Le Figaro Magazine du 4 avril 2009
Face-à-face entre André Conte-Sponville et  Nicolas Tenzer (extraits)

André Conte-Sponville , philosophe, membre du Comité consultatif national d'Ethique depuis mars 2008…

Nicolas Tenzer, haut fonctionnaire, président du Centre d’Etudes pour l’action politique…

A.C-S …Le capitalisme n'est pas moral. Il fonctionne... à l'intérêt personnel, disons le mot à l'égoïsme, qui est la principale force motrice de l'être humain. Il n'est pas non plus immoral, car chercher son intérêt personnel n'est pas une faute. Il est donc amoral.
Nous sommes des individus... Nous avons besoin d'avoir une morale. Ne comptons pas sur le marché pour être moral à notre place.


N.T … La vraie question est de savoir si le capitalisme peut être soumis à des règles venant du politique, lequel définit le juste et l'injuste, concrétisés par la suite dans des principes et des codes d'éthique impérative....


A.C-S … Entre la force de l'économie et la faiblesse de la morale, il n'y a guère que le droit et la politique qui nous permette d'agir efficacement...le meilleur système législatif ou réglementaire ne pourra jamais dispenser les individus d'assumer une responsabilité proprement morale...
La thèse de l'éthique d'entreprise qui augmenterait la rentabilité est un bobard.
…L'éthique à sa place dans l'entreprise : celle des individus qui y travaillent et, spécialement, qui la dirigent.


N.T … Redécouvrir les règles fonctionnelles du capitalisme, comme la transparence, le principe de fiabilité des informations, l'absence de conflit d'intérêts. ...

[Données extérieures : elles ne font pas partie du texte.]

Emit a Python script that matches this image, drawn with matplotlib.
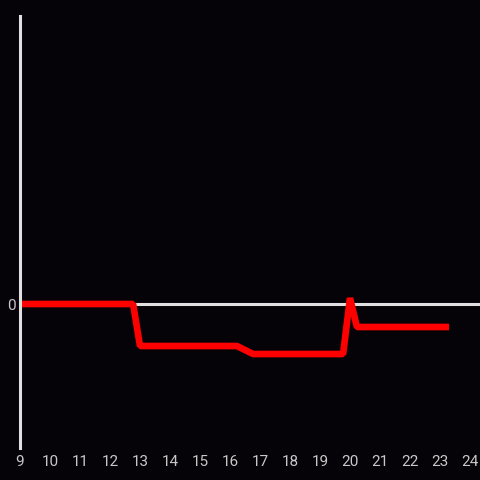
import matplotlib
matplotlib.use("Agg")
import matplotlib.pyplot as plt

# data
hours = [9, 12.77, 13.0, 16.23, 16.77, 19.77, 20.0, 20.23, 23.3]
values = [0, 0, -4.2, -4.2, -5.0, -5.0, 0.6, -2.3, -2.3]
xticks = list(range(9, 25))

bg = "#050308"
fig = plt.figure(figsize=(4.8, 4.8), dpi=100, facecolor=bg)
ax = fig.add_axes([20/480, 32/480, 460/480, 432/480], facecolor=bg)

ax.axhline(0, color="#e0e0e0", lw=2.2, zorder=1)
ax.plot(hours, values, color="#ff0000", lw=4.8, solid_joinstyle="bevel",
        solid_capstyle="butt", zorder=2)

ax.set_xlim(9, 24.333)
ax.set_ylim(-14.4, 28.8)
ax.set_xticks(xticks)
ax.set_xticklabels([str(t) for t in xticks])
ax.set_yticks([0])
ax.set_yticklabels(["0"])
ax.tick_params(length=0, colors="#c8c8c8", labelsize=11)
ax.tick_params(axis="x", pad=5)
ax.tick_params(axis="y", pad=3)
for lab in ax.get_xticklabels() + ax.get_yticklabels():
    lab.set_family("Roboto")

for s in ["top", "right", "bottom"]:
    ax.spines[s].set_visible(False)
ax.spines["left"].set_color("#e0e0e0")
ax.spines["left"].set_linewidth(2.2)

fig.savefig("out.png", dpi=100, facecolor=bg)
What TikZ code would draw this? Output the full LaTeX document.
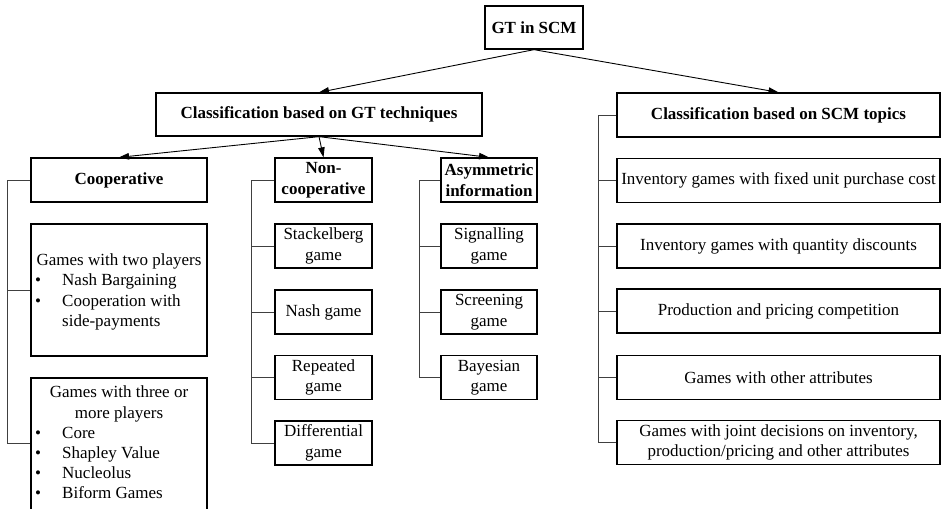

A.C-S … Certes, mais ces règles fonctionnelles ne suffisent pas. La liberté, la santé, la justice, la dignité ne sont pas des marchandises....
Il faut imposer au marché des limites externes, non marchandes.
Les ultralibéraux à droite ont cru que l'économie suffisait à tout, qu'il n'y avait quasiment plus besoin de politique ni de morale.
D'autres, à gauche, ont cru que la morale et la politique pourvoieraient aux besoins de l'économie.
Ce sont deux erreurs. Il n'y a pas à choisir entre le marché, la morale et la politique : on a besoin des trois ! La crise actuelle nous le rappelle.


N.T … Mais qu'est-ce que ce capitalisme où l'on compte de moins en moins de capitalistes ? un marché avec un certain nombre de responsables qui profitent du système, non pas en vertu des risques qu'ils prennent, mais des places qu'ils ont acquises, par le jeu non transparent de réseaux.
Être passé d'un capitalisme de manager un actionnariat dilué, où la rente est devenue la règle, est un véritable problème...

L'utilisation de la richesse acquise. ... Grandes fondations privées aux USA Institutions au Royaume-Uni et en Asie  … à méditer... La richesse acquise sur le marché doit servir l'intérêt national.

Nicolas Tenzer stigmatise ensuite la confusion des genres et des intérêts en France.

Le système d'économie mixte à la française sans transparence sur les nominations, la rémunération, les actions, les missions, à cheval entre public et privé, est profondément pervers. Ce n'est pas une question de morale mais de justice.

A.C-S … d'accord sur la transparence, maispas d'accord sur la morale qui s'effacerait devant la justice. La justice ce n'est pas seulement le droit, c'est aussi une vertu morale. Références à Aristote et à Kant.


N.T … D'accord, mais les lois, d'une certaine manière corrigent ou pallient l'absence de vertu.
Nicolas Tenzer poursuit son développement sur la situation en France.

Il reste le problème de l'autorité et de la légitimité des institutions publiques et privées...
Comment profiter de cette chance extraordinaire que sont l'économie de marché, le libéralisme et la mondialisation pour faire en sorte qu'il y ait une élévation des individus...

Nicolas Tenezer stigmatise les élites en France, qui restent cloisonnées.  
Absence préoccupante d'interfécondation entreprise, fonction publique, politique, université, recherche...

Le Fig Mag relace le débat sur l’action du Président de la République

A.C-S … Interdire le travail des enfants, qui fixe la durée maximum du travail, d'imposer les libertés syndicales, c'est moraliser le capitalisme. Il y a longtemps qu'on s'en occupe...

André Conte-Sponville critique le  « volontarisme »
On ne commande au marché qu'en lui obéissant. Il ne suffit pas de vouloir. Il faut comprendre et agir.


N.T … Je crains toujours les discours non suivis d'effet.
... Il se félicite de la création d'une commission indépendante pour les nominations des plus hauts fonctionnaires.
Justice et impartialité vont de pair.